• Required task
Look through the listing below for the line containing "Generate a web". Copy it and each line after it up to and including the line containing "b.hw = (ctx.measureText(b.lab).width", exactly, leaving out pictures.
-*-
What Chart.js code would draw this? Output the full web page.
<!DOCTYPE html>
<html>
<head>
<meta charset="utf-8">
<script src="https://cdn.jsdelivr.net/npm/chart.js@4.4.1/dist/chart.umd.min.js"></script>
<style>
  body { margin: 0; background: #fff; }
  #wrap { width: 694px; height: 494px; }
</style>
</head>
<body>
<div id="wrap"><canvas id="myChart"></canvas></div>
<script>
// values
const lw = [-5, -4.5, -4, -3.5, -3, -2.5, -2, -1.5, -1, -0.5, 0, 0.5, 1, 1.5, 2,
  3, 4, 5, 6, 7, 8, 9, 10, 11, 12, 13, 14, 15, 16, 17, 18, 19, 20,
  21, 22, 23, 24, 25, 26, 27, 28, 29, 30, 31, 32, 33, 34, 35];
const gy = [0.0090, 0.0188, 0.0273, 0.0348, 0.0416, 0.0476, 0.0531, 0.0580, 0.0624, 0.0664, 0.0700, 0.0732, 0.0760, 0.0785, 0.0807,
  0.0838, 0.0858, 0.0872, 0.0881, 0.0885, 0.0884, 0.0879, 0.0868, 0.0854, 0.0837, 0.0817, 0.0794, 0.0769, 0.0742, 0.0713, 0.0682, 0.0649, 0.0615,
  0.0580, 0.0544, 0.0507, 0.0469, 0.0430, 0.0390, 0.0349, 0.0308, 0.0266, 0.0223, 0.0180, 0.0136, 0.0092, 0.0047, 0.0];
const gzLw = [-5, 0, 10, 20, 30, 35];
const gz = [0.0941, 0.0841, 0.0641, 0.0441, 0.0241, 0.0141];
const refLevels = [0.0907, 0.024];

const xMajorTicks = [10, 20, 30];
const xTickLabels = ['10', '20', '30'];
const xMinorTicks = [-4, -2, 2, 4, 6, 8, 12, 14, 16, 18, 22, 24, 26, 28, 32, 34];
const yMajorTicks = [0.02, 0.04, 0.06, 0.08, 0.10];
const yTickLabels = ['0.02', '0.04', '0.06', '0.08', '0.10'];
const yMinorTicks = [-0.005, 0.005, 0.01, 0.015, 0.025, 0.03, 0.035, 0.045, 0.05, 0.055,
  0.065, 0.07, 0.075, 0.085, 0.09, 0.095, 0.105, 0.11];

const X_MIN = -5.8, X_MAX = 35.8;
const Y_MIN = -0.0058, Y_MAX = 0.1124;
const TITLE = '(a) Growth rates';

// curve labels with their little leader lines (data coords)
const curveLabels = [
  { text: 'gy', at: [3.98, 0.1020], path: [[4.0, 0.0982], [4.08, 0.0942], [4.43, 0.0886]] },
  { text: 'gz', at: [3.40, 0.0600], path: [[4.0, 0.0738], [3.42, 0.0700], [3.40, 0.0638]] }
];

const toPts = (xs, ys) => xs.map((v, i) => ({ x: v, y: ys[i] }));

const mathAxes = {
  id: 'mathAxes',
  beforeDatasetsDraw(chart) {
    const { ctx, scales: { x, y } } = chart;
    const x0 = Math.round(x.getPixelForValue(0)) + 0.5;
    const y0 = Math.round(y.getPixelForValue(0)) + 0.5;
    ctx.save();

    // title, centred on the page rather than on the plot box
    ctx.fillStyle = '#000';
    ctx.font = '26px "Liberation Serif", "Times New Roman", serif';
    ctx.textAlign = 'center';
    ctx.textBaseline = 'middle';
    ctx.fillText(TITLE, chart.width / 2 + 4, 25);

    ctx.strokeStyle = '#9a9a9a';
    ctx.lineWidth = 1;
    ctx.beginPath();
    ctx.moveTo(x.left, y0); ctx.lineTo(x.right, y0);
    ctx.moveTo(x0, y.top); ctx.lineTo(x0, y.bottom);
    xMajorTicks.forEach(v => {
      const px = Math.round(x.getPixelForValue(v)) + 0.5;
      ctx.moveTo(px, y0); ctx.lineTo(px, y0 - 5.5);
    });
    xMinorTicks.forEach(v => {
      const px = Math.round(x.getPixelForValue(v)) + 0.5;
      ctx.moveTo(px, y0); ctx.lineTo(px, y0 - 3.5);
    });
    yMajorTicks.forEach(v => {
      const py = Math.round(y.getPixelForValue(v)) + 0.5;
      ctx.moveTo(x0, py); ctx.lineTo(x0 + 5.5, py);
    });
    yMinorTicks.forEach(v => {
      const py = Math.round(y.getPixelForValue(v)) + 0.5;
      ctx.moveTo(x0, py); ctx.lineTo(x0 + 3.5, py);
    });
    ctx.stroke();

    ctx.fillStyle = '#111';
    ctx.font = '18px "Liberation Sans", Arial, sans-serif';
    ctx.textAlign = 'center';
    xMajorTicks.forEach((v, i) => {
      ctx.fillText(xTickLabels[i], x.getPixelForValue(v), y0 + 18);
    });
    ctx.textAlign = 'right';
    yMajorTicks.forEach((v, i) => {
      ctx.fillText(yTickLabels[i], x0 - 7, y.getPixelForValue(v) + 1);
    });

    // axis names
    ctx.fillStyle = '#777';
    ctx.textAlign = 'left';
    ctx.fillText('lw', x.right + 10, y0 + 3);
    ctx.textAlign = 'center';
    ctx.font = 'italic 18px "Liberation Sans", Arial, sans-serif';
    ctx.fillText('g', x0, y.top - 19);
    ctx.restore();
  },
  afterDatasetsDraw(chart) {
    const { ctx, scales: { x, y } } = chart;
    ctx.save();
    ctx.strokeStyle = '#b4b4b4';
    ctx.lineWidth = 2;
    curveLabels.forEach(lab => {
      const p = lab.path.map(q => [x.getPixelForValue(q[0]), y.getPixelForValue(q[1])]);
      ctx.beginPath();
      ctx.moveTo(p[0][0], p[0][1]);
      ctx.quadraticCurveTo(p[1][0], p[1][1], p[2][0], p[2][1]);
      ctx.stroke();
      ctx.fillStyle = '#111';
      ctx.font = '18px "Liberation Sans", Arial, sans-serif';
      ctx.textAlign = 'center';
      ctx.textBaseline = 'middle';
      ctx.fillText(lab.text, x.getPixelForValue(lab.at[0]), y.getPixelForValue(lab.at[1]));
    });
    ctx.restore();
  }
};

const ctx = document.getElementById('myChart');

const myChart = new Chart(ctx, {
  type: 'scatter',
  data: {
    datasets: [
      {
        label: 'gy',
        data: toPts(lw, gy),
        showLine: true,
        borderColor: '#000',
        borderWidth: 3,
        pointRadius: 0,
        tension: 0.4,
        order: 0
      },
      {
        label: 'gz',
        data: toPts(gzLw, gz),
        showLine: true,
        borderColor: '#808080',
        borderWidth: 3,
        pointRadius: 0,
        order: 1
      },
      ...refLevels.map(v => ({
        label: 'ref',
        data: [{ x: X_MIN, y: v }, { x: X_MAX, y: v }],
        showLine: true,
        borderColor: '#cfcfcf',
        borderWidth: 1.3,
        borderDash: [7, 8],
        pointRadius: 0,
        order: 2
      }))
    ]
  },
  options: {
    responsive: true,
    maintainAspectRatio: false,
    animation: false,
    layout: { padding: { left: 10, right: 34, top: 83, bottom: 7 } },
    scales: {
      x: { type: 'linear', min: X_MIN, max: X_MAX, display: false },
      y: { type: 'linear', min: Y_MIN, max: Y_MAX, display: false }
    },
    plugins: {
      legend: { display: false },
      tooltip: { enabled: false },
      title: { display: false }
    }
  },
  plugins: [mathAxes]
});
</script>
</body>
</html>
-*-
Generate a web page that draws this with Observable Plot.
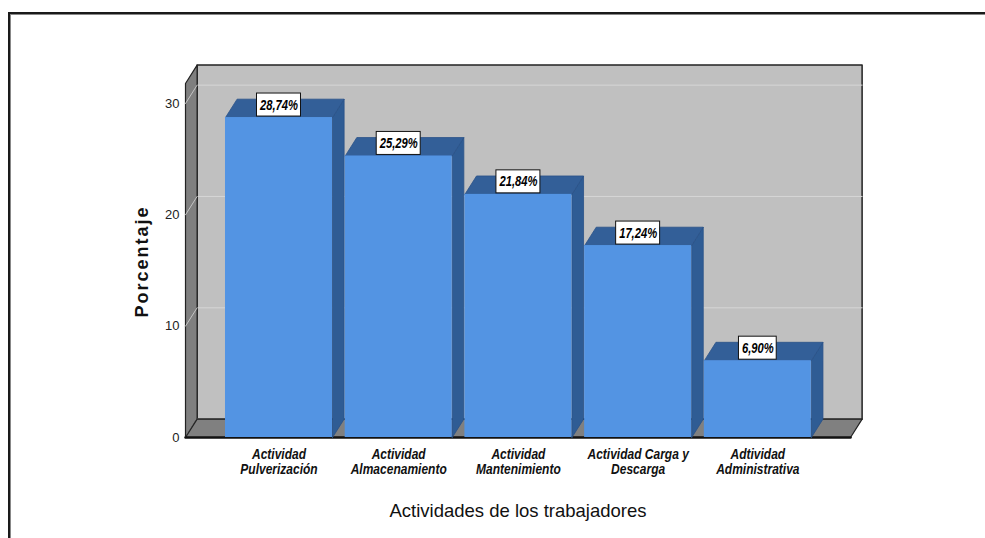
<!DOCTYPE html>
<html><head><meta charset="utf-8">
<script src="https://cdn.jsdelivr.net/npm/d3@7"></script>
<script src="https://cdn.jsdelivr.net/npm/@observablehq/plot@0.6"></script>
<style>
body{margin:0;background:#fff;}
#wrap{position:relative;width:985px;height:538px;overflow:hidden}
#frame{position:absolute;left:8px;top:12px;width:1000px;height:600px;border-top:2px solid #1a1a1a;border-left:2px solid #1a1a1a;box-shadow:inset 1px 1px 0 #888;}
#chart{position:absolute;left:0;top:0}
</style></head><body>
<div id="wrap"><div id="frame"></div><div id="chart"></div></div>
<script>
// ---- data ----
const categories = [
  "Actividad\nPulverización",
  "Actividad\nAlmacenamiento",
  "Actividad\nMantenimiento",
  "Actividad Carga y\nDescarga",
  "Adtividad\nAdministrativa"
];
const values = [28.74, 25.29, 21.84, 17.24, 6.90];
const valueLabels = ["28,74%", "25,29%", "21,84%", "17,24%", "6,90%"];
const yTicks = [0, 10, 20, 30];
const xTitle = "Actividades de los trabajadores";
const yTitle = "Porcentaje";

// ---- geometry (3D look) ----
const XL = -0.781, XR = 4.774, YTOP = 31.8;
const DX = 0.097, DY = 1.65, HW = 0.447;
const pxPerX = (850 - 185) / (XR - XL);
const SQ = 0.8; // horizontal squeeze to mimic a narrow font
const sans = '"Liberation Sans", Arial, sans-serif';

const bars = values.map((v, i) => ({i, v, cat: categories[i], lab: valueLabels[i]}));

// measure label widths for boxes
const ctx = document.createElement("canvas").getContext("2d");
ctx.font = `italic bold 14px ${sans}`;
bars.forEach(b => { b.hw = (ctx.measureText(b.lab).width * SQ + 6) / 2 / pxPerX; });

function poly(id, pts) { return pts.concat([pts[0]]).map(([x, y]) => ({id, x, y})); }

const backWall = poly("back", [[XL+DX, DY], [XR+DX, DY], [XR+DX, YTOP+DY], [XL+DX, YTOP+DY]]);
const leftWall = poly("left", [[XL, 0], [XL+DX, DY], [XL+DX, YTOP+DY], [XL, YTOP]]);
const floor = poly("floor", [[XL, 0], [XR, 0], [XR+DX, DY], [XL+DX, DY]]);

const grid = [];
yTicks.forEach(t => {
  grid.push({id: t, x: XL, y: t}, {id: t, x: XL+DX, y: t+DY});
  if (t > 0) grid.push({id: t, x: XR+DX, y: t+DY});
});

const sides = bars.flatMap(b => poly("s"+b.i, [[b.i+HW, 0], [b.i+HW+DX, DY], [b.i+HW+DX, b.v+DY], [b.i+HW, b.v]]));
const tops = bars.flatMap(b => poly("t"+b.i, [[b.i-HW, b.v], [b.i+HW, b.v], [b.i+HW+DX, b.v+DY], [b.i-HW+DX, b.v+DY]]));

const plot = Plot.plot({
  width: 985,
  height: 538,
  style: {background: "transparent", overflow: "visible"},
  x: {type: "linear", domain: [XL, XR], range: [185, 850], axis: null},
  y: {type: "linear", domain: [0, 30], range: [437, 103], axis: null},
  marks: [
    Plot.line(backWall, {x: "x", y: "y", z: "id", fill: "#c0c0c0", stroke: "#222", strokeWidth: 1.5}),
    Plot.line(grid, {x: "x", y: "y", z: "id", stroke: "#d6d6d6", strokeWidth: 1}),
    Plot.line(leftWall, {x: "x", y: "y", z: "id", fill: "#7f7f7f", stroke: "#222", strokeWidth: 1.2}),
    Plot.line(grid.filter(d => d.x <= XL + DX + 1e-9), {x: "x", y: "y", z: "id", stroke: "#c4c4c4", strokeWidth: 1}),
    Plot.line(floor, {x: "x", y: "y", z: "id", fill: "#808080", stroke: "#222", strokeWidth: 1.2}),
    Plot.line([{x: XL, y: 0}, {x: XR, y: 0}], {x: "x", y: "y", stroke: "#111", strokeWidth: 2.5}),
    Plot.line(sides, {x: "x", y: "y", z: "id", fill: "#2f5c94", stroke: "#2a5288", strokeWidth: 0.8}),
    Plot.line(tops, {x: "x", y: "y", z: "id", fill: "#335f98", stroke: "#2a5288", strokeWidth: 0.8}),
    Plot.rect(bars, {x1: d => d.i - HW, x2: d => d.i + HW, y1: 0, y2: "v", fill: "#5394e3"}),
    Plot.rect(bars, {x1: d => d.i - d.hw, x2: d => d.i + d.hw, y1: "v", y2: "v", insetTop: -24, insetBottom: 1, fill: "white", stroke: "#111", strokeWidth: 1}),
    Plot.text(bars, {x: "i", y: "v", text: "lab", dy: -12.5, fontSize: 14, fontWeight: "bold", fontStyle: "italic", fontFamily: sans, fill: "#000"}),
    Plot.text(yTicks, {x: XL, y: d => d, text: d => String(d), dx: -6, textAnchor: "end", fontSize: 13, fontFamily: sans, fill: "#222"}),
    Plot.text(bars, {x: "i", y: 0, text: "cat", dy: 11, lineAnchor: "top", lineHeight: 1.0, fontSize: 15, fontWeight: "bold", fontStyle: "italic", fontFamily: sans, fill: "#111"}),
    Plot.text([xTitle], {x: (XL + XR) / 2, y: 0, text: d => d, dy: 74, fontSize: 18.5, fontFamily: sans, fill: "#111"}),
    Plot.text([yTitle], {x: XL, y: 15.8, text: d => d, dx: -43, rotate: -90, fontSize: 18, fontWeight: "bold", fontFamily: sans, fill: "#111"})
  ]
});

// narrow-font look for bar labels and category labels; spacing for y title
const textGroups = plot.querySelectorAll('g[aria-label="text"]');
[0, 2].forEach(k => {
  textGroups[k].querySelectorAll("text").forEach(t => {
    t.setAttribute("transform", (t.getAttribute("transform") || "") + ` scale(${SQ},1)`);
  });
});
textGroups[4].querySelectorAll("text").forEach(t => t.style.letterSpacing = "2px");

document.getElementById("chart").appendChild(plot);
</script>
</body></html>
-*-
• Reply to the task
Generate a web page that draws this with Observable Plot.
<!DOCTYPE html>
<html><head><meta charset="utf-8">
<script src="https://cdn.jsdelivr.net/npm/d3@7"></script>
<script src="https://cdn.jsdelivr.net/npm/@observablehq/plot@0.6"></script>
<style>
body{margin:0;background:#fff;}
#wrap{position:relative;width:985px;height:538px;overflow:hidden}
#frame{position:absolute;left:8px;top:12px;width:1000px;height:600px;border-top:2px solid #1a1a1a;border-left:2px solid #1a1a1a;box-shadow:inset 1px 1px 0 #888;}
#chart{position:absolute;left:0;top:0}
</style></head><body>
<div id="wrap"><div id="frame"></div><div id="chart"></div></div>
<script>
// ---- data ----
const categories = [
  "Actividad\nPulverización",
  "Actividad\nAlmacenamiento",
  "Actividad\nMantenimiento",
  "Actividad Carga y\nDescarga",
  "Adtividad\nAdministrativa"
];
const values = [28.74, 25.29, 21.84, 17.24, 6.90];
const valueLabels = ["28,74%", "25,29%", "21,84%", "17,24%", "6,90%"];
const yTicks = [0, 10, 20, 30];
const xTitle = "Actividades de los trabajadores";
const yTitle = "Porcentaje";

// ---- geometry (3D look) ----
const XL = -0.781, XR = 4.774, YTOP = 31.8;
const DX = 0.097, DY = 1.65, HW = 0.447;
const pxPerX = (850 - 185) / (XR - XL);
const SQ = 0.8; // horizontal squeeze to mimic a narrow font
const sans = '"Liberation Sans", Arial, sans-serif';

const bars = values.map((v, i) => ({i, v, cat: categories[i], lab: valueLabels[i]}));

// measure label widths for boxes
const ctx = document.createElement("canvas").getContext("2d");
ctx.font = `italic bold 14px ${sans}`;
bars.forEach(b => { b.hw = (ctx.measureText(b.lab).width * SQ + 6) / 2 / pxPerX; });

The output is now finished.